#### [PROBLEM DESCRIPTION]
Leave out the pictures and reproduce all of the data exactly.

#### [ITEMS]
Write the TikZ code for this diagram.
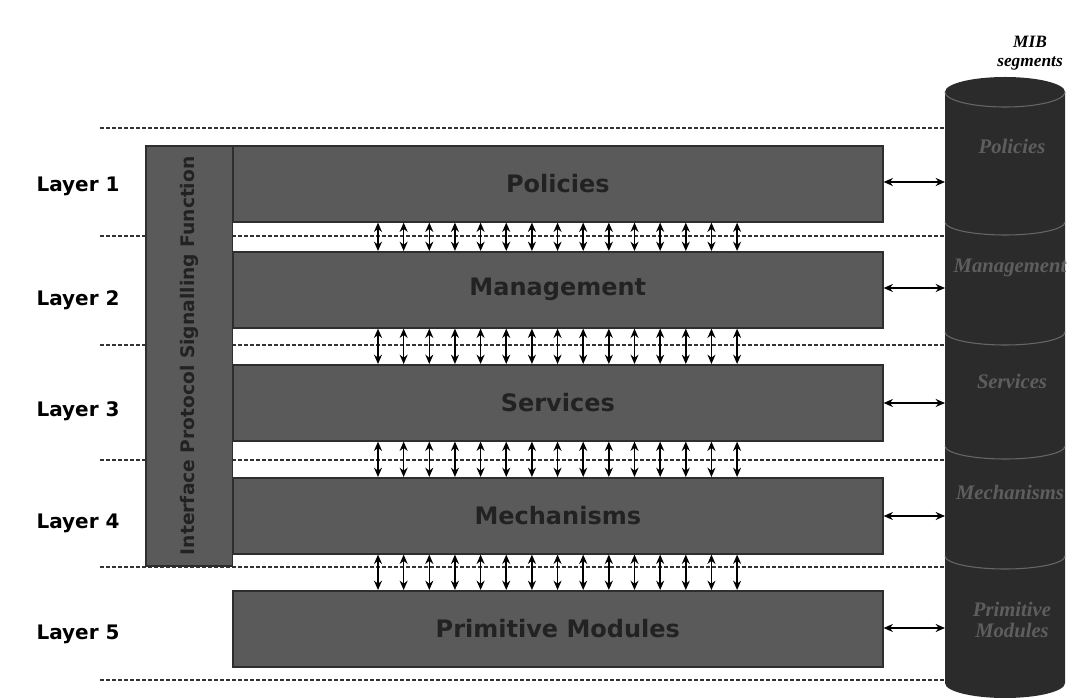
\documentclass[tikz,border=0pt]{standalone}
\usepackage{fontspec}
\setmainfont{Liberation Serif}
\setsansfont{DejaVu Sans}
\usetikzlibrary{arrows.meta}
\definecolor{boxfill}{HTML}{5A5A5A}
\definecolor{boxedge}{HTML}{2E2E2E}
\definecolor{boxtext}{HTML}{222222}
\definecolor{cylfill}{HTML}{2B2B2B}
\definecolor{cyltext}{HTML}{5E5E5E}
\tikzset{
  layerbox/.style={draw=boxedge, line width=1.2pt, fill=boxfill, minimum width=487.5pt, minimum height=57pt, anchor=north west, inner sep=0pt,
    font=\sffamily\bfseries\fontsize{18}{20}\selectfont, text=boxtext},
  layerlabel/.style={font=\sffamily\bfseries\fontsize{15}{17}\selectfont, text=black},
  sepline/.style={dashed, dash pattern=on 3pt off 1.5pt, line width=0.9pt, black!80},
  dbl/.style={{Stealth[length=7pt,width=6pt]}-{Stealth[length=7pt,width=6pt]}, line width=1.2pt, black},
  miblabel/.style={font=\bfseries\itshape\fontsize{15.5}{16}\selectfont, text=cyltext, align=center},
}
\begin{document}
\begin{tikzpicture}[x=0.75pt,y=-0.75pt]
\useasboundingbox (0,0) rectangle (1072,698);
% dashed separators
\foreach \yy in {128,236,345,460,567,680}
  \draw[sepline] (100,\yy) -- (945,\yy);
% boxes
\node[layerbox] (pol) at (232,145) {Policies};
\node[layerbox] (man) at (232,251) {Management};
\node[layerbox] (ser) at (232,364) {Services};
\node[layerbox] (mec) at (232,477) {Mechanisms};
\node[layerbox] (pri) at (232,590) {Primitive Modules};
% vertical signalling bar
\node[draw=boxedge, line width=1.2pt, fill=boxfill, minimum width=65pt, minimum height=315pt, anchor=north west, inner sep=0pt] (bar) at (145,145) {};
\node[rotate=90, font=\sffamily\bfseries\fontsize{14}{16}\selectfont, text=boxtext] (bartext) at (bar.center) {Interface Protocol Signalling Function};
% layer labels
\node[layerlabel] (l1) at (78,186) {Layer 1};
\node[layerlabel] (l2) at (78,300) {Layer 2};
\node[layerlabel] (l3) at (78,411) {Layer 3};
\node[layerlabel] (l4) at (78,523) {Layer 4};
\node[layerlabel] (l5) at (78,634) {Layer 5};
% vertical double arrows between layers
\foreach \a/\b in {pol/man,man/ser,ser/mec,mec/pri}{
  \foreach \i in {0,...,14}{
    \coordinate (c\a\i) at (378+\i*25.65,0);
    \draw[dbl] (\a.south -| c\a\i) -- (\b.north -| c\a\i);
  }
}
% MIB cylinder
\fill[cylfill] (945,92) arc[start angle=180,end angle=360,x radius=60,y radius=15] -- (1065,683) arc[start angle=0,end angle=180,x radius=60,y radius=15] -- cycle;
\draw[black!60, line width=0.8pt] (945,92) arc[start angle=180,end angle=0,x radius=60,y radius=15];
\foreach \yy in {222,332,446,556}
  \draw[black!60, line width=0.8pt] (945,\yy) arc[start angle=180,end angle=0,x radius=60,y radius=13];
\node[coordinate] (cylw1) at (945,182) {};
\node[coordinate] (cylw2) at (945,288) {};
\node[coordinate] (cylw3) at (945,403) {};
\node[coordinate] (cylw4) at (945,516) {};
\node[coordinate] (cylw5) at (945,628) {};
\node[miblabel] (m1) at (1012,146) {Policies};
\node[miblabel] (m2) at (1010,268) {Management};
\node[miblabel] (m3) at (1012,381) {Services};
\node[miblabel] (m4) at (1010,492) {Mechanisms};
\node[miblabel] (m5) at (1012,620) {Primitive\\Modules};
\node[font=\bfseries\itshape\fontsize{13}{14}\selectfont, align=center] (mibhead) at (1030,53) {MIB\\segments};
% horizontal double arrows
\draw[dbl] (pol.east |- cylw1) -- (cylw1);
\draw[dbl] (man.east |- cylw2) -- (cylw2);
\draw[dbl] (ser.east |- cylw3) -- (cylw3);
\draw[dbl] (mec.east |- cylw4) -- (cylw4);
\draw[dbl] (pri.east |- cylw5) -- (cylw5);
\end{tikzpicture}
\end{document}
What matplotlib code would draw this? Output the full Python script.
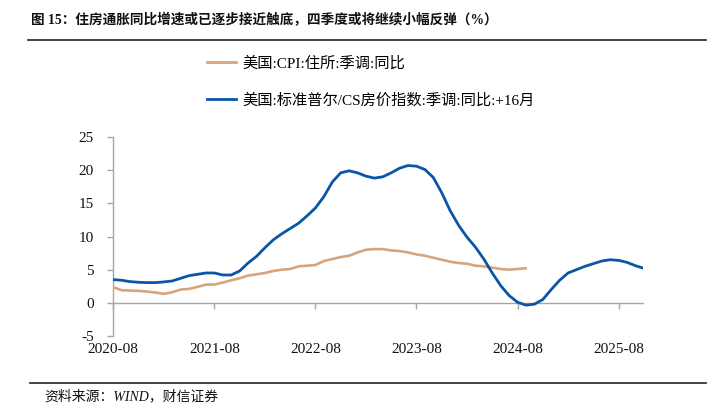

#### [RESPONSE TO THIS TASK]
Write the TikZ code for this diagram.
\documentclass[tikz,border=0pt]{standalone}
\usepackage{fontspec}
\setmainfont{Liberation Serif}
\setsansfont{DejaVu Sans}
\usetikzlibrary{arrows.meta}
\definecolor{boxfill}{HTML}{5A5A5A}
\definecolor{boxedge}{HTML}{2E2E2E}
\definecolor{boxtext}{HTML}{222222}
\definecolor{cylfill}{HTML}{2B2B2B}
\definecolor{cyltext}{HTML}{5E5E5E}
\tikzset{
  layerbox/.style={draw=boxedge, line width=1.2pt, fill=boxfill, minimum width=487.5pt, minimum height=57pt, anchor=north west, inner sep=0pt,
    font=\sffamily\bfseries\fontsize{18}{20}\selectfont, text=boxtext},
  layerlabel/.style={font=\sffamily\bfseries\fontsize{15}{17}\selectfont, text=black},
  sepline/.style={dashed, dash pattern=on 3pt off 1.5pt, line width=0.9pt, black!80},
  dbl/.style={{Stealth[length=7pt,width=6pt]}-{Stealth[length=7pt,width=6pt]}, line width=1.2pt, black},
  miblabel/.style={font=\bfseries\itshape\fontsize{15.5}{16}\selectfont, text=cyltext, align=center},
}
\begin{document}
\begin{tikzpicture}[x=0.75pt,y=-0.75pt]
\useasboundingbox (0,0) rectangle (1072,698);
% dashed separators
\foreach \yy in {128,236,345,460,567,680}
  \draw[sepline] (100,\yy) -- (945,\yy);
% boxes
\node[layerbox] (pol) at (232,145) {Policies};
\node[layerbox] (man) at (232,251) {Management};
\node[layerbox] (ser) at (232,364) {Services};
\node[layerbox] (mec) at (232,477) {Mechanisms};
\node[layerbox] (pri) at (232,590) {Primitive Modules};
% vertical signalling bar
\node[draw=boxedge, line width=1.2pt, fill=boxfill, minimum width=65pt, minimum height=315pt, anchor=north west, inner sep=0pt] (bar) at (145,145) {};
\node[rotate=90, font=\sffamily\bfseries\fontsize{14}{16}\selectfont, text=boxtext] (bartext) at (bar.center) {Interface Protocol Signalling Function};
% layer labels
\node[layerlabel] (l1) at (78,186) {Layer 1};
\node[layerlabel] (l2) at (78,300) {Layer 2};
\node[layerlabel] (l3) at (78,411) {Layer 3};
\node[layerlabel] (l4) at (78,523) {Layer 4};
\node[layerlabel] (l5) at (78,634) {Layer 5};
% vertical double arrows between layers
\foreach \a/\b in {pol/man,man/ser,ser/mec,mec/pri}{
  \foreach \i in {0,...,14}{
    \coordinate (c\a\i) at (378+\i*25.65,0);
    \draw[dbl] (\a.south -| c\a\i) -- (\b.north -| c\a\i);
  }
}
% MIB cylinder
\fill[cylfill] (945,92) arc[start angle=180,end angle=360,x radius=60,y radius=15] -- (1065,683) arc[start angle=0,end angle=180,x radius=60,y radius=15] -- cycle;
\draw[black!60, line width=0.8pt] (945,92) arc[start angle=180,end angle=0,x radius=60,y radius=15];
\foreach \yy in {222,332,446,556}
  \draw[black!60, line width=0.8pt] (945,\yy) arc[start angle=180,end angle=0,x radius=60,y radius=13];
\node[coordinate] (cylw1) at (945,182) {};
\node[coordinate] (cylw2) at (945,288) {};
\node[coordinate] (cylw3) at (945,403) {};
\node[coordinate] (cylw4) at (945,516) {};
\node[coordinate] (cylw5) at (945,628) {};
\node[miblabel] (m1) at (1012,146) {Policies};
\node[miblabel] (m2) at (1010,268) {Management};
\node[miblabel] (m3) at (1012,381) {Services};
\node[miblabel] (m4) at (1010,492) {Mechanisms};
\node[miblabel] (m5) at (1012,620) {Primitive\\Modules};
\node[font=\bfseries\itshape\fontsize{13}{14}\selectfont, align=center] (mibhead) at (1030,53) {MIB\\segments};
% horizontal double arrows
\draw[dbl] (pol.east |- cylw1) -- (cylw1);
\draw[dbl] (man.east |- cylw2) -- (cylw2);
\draw[dbl] (ser.east |- cylw3) -- (cylw3);
\draw[dbl] (mec.east |- cylw4) -- (cylw4);
\draw[dbl] (pri.east |- cylw5) -- (cylw5);
\end{tikzpicture}
\end{document}
What matplotlib code would draw this? Output the full Python script.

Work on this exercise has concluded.